Reflx Lab Pan 200, Silver, Wind, and Cold Air
This roll was shot on an overcast winter day in Norway. Reflx Lab Pan 200, the original “spy film”.
Lately, I’ve been framing in black and white. Reading, learning, and thinking more about silver content. While researching what to shoot that day, one location kept coming up in my mind: The Silver Bridge. A bridge connecting the old town with the new in Fredrikstad.
Knowing that Pan 200 is a respool of old AGFA AVIPHOT aerial surveillance film, the pairing felt natural with the bridge literally tying two eras together.
After dropping off my oldest at school, I packed the Hasselblad 501CM and drove the twenty minutes to Fredrikstad.
On the way in, I passed an abandoned flea market and had to stop.
Pan 200 was originally made for aerial surveillance: fine grain, sharp contrast, and extended sensitivity toward the infrared spectrum. Its ability to cut through atmospheric haze and separate tones in vegetation made it invaluable for reconnaissance and mapping, particularly during the Cold War.
There’s something fascinating about repurposing a film designed for observation and control into something slow and personal.
That infrared sensitivity is worth mentioning. With an IR72 filter at around ISO 12, it’s possible to achieve a mild infrared effect. I haven’t tested this myself, and from what I’ve seen, the effect is subtle, but nowhere near as dramatic as something like ILFORD SFX 200. That said, infrared photography is still unexplored territory for me, so take this as observation rather than authority.

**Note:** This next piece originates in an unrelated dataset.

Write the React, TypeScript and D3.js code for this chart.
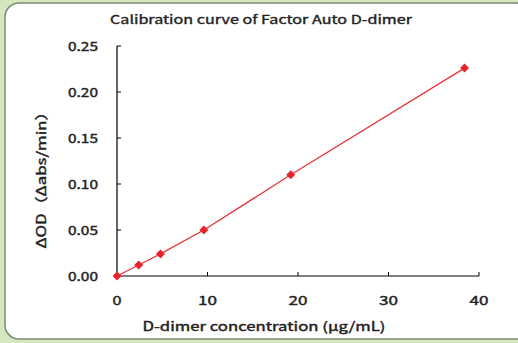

At the Silver Bridge, I stayed with the standard black and white shooting, as I had no IR72 filter. The weather was unforgiving, overcast, windy, and bitterly cold. I chose to handhold the Hasselblad rather than set up a tripod.
Walking up, I noticed a bird resting on a lamp post. That’s the frame. It flew off just as I focused, but straight into the pocket. That moment landed perfectly. Frozen mid air. Sharp.
The bridge itself is massive and structural. I leaned into that, isolating details and carving compositions from repeating lines and hard geometry. The light poles became interruptions, breaking the rhythm, adding tension. As a series, I’m genuinely happy with how these frames came together.
Development was almost identical to my recent Adox CHS 100 workflow. I added 30 seconds to the development time, and with a 15% reduction for rotary processing, the final time landed at 5 minutes and 10 seconds. Water stop and rinse.
Black and white isn’t my default. But every time, I seem to enjoy the results more than the act of shooting itself.
Pan 200 delivers a special kind of contrast, slightly brown toned, moody, super sharp, with fine grain that holds up beautifully. It’s a film worth picking up. Personally, I still lean toward Adox CHS 100, but at the same price point, both are excellent tools to always have in your film bag.